Thomas, gouverneur de Syrie, gendre d’Héraclius, attaque Sergiabil dans une sortie de Damas ; il fait d’abord une prière à Jésus-Christ : « Injuste agresseur, dit-il ensuite à Sergiabil, tu ne résisteras pas à Jésus mon Dieu, qui combattra pour les vengeurs de sa religion. — Tu profères un mensonge impie, lui répond Sergiabil ; Jésus n’est pas plus grand devant Dieu qu’Adam : Dieu l’a tiré de la poussière ; il lui a donné la vie comme à un autre homme, et après l’avoir laissé quelque temps sur la terre, il l’a enlevé au ciel[1]. »

Après de tels discours le combat commence ; Thomas tire une flèche qui va blesser le jeune Aban, fils de Saïb, à côté du vaillant Sergiabil ; Aban tombe et expire : la nouvelle en vole à sa jeune épouse, qui n’était unie à lui que depuis quelques jours.

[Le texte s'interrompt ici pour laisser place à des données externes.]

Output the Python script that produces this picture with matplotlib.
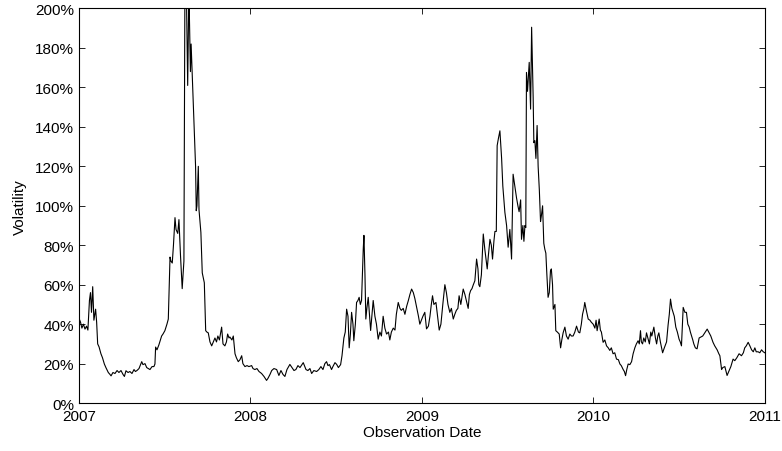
import numpy as np
import matplotlib
matplotlib.use("Agg")
import matplotlib.pyplot as plt
from matplotlib.ticker import FuncFormatter

# observation times, in years after 1 Jan 2007
years_since_2007 = [
    0.000, 0.009, 0.017, 0.026, 0.035, 0.044, 0.052, 0.061, 0.067, 0.073,
    0.080, 0.087, 0.097, 0.103, 0.109, 0.117, 0.128, 0.137, 0.148, 0.157,
    0.171, 0.181, 0.187, 0.198, 0.210, 0.222, 0.233, 0.245, 0.257, 0.265,
    0.274, 0.286, 0.297, 0.309, 0.321, 0.329, 0.338, 0.350, 0.366, 0.373,
    0.385, 0.395, 0.405, 0.414, 0.426, 0.437, 0.443, 0.447, 0.455, 0.466,
    0.475, 0.482, 0.490, 0.501, 0.513, 0.521, 0.531, 0.536, 0.544, 0.551,
    0.560, 0.566, 0.576, 0.583, 0.592, 0.602, 0.612, 0.618, 0.627, 0.634,
    0.641, 0.650, 0.654, 0.666, 0.680, 0.684, 0.688, 0.696, 0.700, 0.711,
    0.719, 0.731, 0.739, 0.746, 0.754, 0.764, 0.774, 0.781, 0.793, 0.802,
    0.810, 0.819, 0.832, 0.840, 0.851, 0.860, 0.867, 0.875, 0.880, 0.892,
    0.900, 0.910, 0.918, 0.929, 0.939, 0.949, 0.956, 0.968, 0.980, 0.991,
    1.007, 1.015, 1.026, 1.038, 1.050, 1.065, 1.079, 1.094, 1.102, 1.114,
    1.124, 1.137, 1.153, 1.166, 1.178, 1.190, 1.201, 1.213, 1.230, 1.242,
    1.254, 1.265, 1.277, 1.289, 1.308, 1.324, 1.335, 1.347, 1.357, 1.370,
    1.386, 1.399, 1.411, 1.423, 1.434, 1.444, 1.452, 1.461, 1.473, 1.481,
    1.493, 1.503, 1.513, 1.526, 1.534, 1.545, 1.553, 1.561, 1.569, 1.576,
    1.583, 1.590, 1.598, 1.603, 1.612, 1.619, 1.627, 1.634, 1.641, 1.648,
    1.658, 1.662, 1.668, 1.673, 1.679, 1.687, 1.694, 1.701, 1.708, 1.716,
    1.726, 1.735, 1.745, 1.755, 1.764, 1.774, 1.784, 1.794, 1.805, 1.813,
    1.822, 1.833, 1.843, 1.851, 1.862, 1.872, 1.880, 1.891, 1.901, 1.911,
    1.921, 1.930, 1.940, 1.950, 1.959, 1.971, 1.980, 1.988, 1.997, 2.006,
    2.017, 2.027, 2.038, 2.047, 2.055, 2.062, 2.070, 2.082, 2.090, 2.101,
    2.111, 2.122, 2.134, 2.143, 2.152, 2.163, 2.172, 2.183, 2.192, 2.201,
    2.210, 2.217, 2.227, 2.241, 2.251, 2.259, 2.270, 2.277, 2.284, 2.292,
    2.300, 2.309, 2.319, 2.327, 2.332, 2.338, 2.347, 2.358, 2.367, 2.381,
    2.388, 2.397, 2.405, 2.412, 2.420, 2.426, 2.434, 2.439, 2.446, 2.455,
    2.465, 2.472, 2.484, 2.494, 2.503, 2.513, 2.523, 2.532, 2.542, 2.552,
    2.560, 2.567, 2.576, 2.581, 2.589, 2.595, 2.601, 2.606, 2.610, 2.616,
    2.621, 2.626, 2.634, 2.640, 2.649, 2.653, 2.659, 2.665, 2.672, 2.678,
    2.685, 2.692, 2.697, 2.704, 2.711, 2.717, 2.723, 2.729, 2.736, 2.743,
    2.750, 2.755, 2.762, 2.766, 2.776, 2.781, 2.790, 2.801, 2.809, 2.816,
    2.824, 2.834, 2.843, 2.853, 2.863, 2.872, 2.882, 2.892, 2.902, 2.913,
    2.921, 2.930, 2.937, 2.945, 2.950, 2.959, 2.970, 2.980, 2.988, 2.999,
    3.009, 3.016, 3.022, 3.029, 3.034, 3.041, 3.047, 3.057, 3.067, 3.077,
    3.087, 3.096, 3.105, 3.115, 3.125, 3.135, 3.146, 3.155, 3.163, 3.174,
    3.181, 3.188, 3.195, 3.203, 3.213, 3.223, 3.232, 3.242, 3.251, 3.261,
    3.268, 3.275, 3.280, 3.287, 3.294, 3.303, 3.310, 3.318, 3.327, 3.335,
    3.341, 3.353, 3.362, 3.369, 3.376, 3.382, 3.391, 3.404, 3.414, 3.427,
    3.436, 3.443, 3.450, 3.458, 3.465, 3.472, 3.481, 3.490, 3.500, 3.507,
    3.514, 3.524, 3.534, 3.543, 3.551, 3.559, 3.566, 3.573, 3.580, 3.586,
    3.595, 3.605, 3.617, 3.627, 3.638, 3.650, 3.664, 3.673, 3.685, 3.698,
    3.708, 3.722, 3.732, 3.738, 3.748, 3.755, 3.767, 3.780, 3.790, 3.802,
    3.815, 3.825, 3.837, 3.850, 3.864, 3.875, 3.883, 3.892, 3.903, 3.913,
    3.923, 3.933, 3.942, 3.950, 3.961, 3.971, 3.981, 3.991, 4.000,
]

# volatility in percent
volatility = [
    43, 41, 38, 40, 37.5, 39, 37, 52, 56, 46,
    59, 42, 47.6, 41, 30, 28.5, 25, 23, 19.8, 18,
    15.5, 14.5, 13.8, 15.5, 15, 16.5, 15.5, 16.5, 14.5, 13.5,
    16.4, 15.5, 16, 15, 17, 16, 16.5, 17.5, 21, 19.5,
    20, 18, 17.5, 17, 18.5, 18.5, 19.8, 28.4, 27, 29.5,
    32, 34, 35, 36.7, 40, 42.6, 74, 72, 71, 80,
    94, 88, 86, 93, 75, 58, 72, 215, 205, 161,
    210, 168, 182, 154, 120, 97.5, 100, 120, 98, 86.5,
    66, 61, 36.7, 36, 35.6, 31, 29, 30.5, 33, 31,
    34, 32, 38.5, 30, 29, 31, 35, 33, 33.5, 32,
    34, 25, 23, 21, 22, 24, 20, 18.5, 19, 18.5,
    19, 17.5, 17, 17.5, 16, 15, 13.5, 11.5, 12.5, 14.5,
    16.5, 17.5, 17, 14, 16.5, 14.5, 13.5, 17, 19.6, 18,
    16.5, 17, 19, 18, 20.5, 17, 16.5, 17.5, 15, 16.5,
    16, 17, 18.5, 17, 20, 21, 19, 19.5, 17, 18.5,
    20.5, 19.6, 18, 19.5, 24, 33, 36, 47.6, 44, 28,
    35, 46, 40, 31.6, 40, 51, 52, 53.6, 50, 52,
    78, 85, 65, 42.6, 48, 53.6, 45, 36.8, 44, 52,
    44, 40, 32.4, 36, 34, 44, 38, 35, 36, 32,
    36, 38, 37, 45, 51, 48, 47, 48, 45, 49,
    52, 55, 57.8, 56, 53, 48, 44, 40, 42, 44,
    46, 37.6, 39, 44, 50, 54.4, 50, 51, 45, 37,
    40, 50, 60, 56, 50, 46, 48, 42.6, 45, 47,
    48, 54.4, 50, 57.8, 55, 52, 48, 55, 57, 58,
    60, 62, 73, 68, 60, 59, 65, 85.7, 78, 68,
    75, 83, 80, 73, 82, 87, 87, 130.5, 134, 138,
    124, 110, 96.7, 90, 79, 88, 73, 116, 110, 104,
    100, 97, 103, 83, 90, 82, 90, 89, 167.6, 158,
    165, 172.7, 149, 190.5, 155, 132, 133, 124, 140.7, 120,
    108, 92, 95, 100, 81, 78, 76, 65, 53.6, 56,
    67, 68, 60, 47.6, 50, 36.7, 36, 35, 28, 32,
    35.7, 38.5, 34, 32.4, 35, 34, 34, 36, 39, 36,
    35.6, 40, 45, 48, 51, 47, 42.6, 42, 41, 40,
    38, 42, 36.7, 40, 42.6, 37, 36, 30.8, 32, 29,
    28, 26.7, 28, 25, 25.5, 22.3, 22, 19.8, 19, 17,
    16, 13.9, 17, 19.8, 19.5, 21, 25, 28, 30, 31.6,
    30, 36.7, 31, 30, 33, 31, 35.6, 33, 30, 36,
    34, 38.5, 33, 30, 34, 35.6, 31, 25.5, 28, 31,
    39.6, 45, 52.7, 48, 46, 44, 38.5, 36, 32.4, 31,
    29, 48.5, 46, 46, 40, 38.5, 36, 34, 32, 30,
    28, 27.5, 33, 33.5, 34, 35.6, 37.5, 36, 34, 30.8,
    29, 27, 25, 24, 17, 18, 18.5, 14, 16, 18.5,
    22.3, 21.5, 23, 25, 24, 25.5, 28, 29, 30.8, 29,
    27, 26, 28, 26, 26, 25.5, 27, 26, 25.5,
]

year_ticks = [2007, 2008, 2009, 2010, 2011]
vol_ticks = [0, 20, 40, 60, 80, 100, 120, 140, 160, 180, 200]

plt.rcParams["font.family"] = ["Liberation Sans", "DejaVu Sans"]
plt.rcParams["font.size"] = 11

obs_year = 2007 + np.array(years_since_2007)
vol = np.array(volatility)

fig = plt.figure(figsize=(7.82, 4.52), dpi=100)
ax = fig.add_axes([0.101, 0.106, 0.877, 0.873])

ax.plot(obs_year, vol, color="black", linewidth=0.8)

ax.set_xlim(2007, 2011)
ax.set_ylim(0, 200)
ax.set_xticks(year_ticks)
ax.set_yticks(vol_ticks)
ax.yaxis.set_major_formatter(FuncFormatter(lambda v, p: "%d%%" % v))
ax.tick_params(direction="in", length=4, width=0.6, top=True, right=True,
               labelsize=11, colors="black")
ax.tick_params(axis="x", pad=4.5)
ax.tick_params(axis="y", pad=3.5)
for spine in ax.spines.values():
    spine.set_linewidth(0.8)

ax.set_xlabel("Observation Date", fontsize=11, labelpad=1.5)
ax.set_ylabel("Volatility", fontsize=11, labelpad=6)

fig.savefig("out.png", dpi=100)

Elle ne pleure point, elle ne jette point de cris ; mais elle court sur le champ de bataille, le carquois sur l’épaule et deux flèches dans les mains : de la première qu’elle tire, elle jette par terre le porte-étendard des chrétiens ; les Arabes s’en saisissent en criant allah achar ; de la seconde, elle perce un œil de Thomas, qui se retire tout sanglant dans la ville.

L’histoire arabe est pleine de ces exemples ; mais elle ne dit point que ces femmes guerrières se brûlassent le téton droit pour mieux tirer de l’arc, encore moins qu’elles vécussent sans hommes ; au contraire, elles s’exposaient dans les combats pour leurs maris ou pour leurs amants, et de cela même on doit conclure que loin de faire des reproches à l’Arioste et au Tasse d’avoir introduit tant d’amantes guerrières dans leurs poëmes, on doit les louer d’avoir peint des mœurs vraies et intéressantes.

Il y eut en effet, du temps de la folie des croisades, des femmes chrétiennes qui partagèrent avec leurs maris les fatigues et les dangers : cet enthousiasme fut porté au point que les Génoises entreprirent de se croiser, et d’aller former en Palestine des bataillons de jupes et de cornettes ; elles en firent un vœu dont elles furent relevées par un pape plus sage qu’elles.

Marguerite d’Anjou, femme de l’infortuné Henri VI, roi d’Angleterre, donna dans une guerre plus juste des marques d’une

  1. C’est la croyance des mahométans. La doctrine des chrétiens basilidiens avait depuis longtemps cours en Arabie. Les basilidiens disaient que Jésus-Christ n’avait pas été crucifié. (Note de Voltaire.)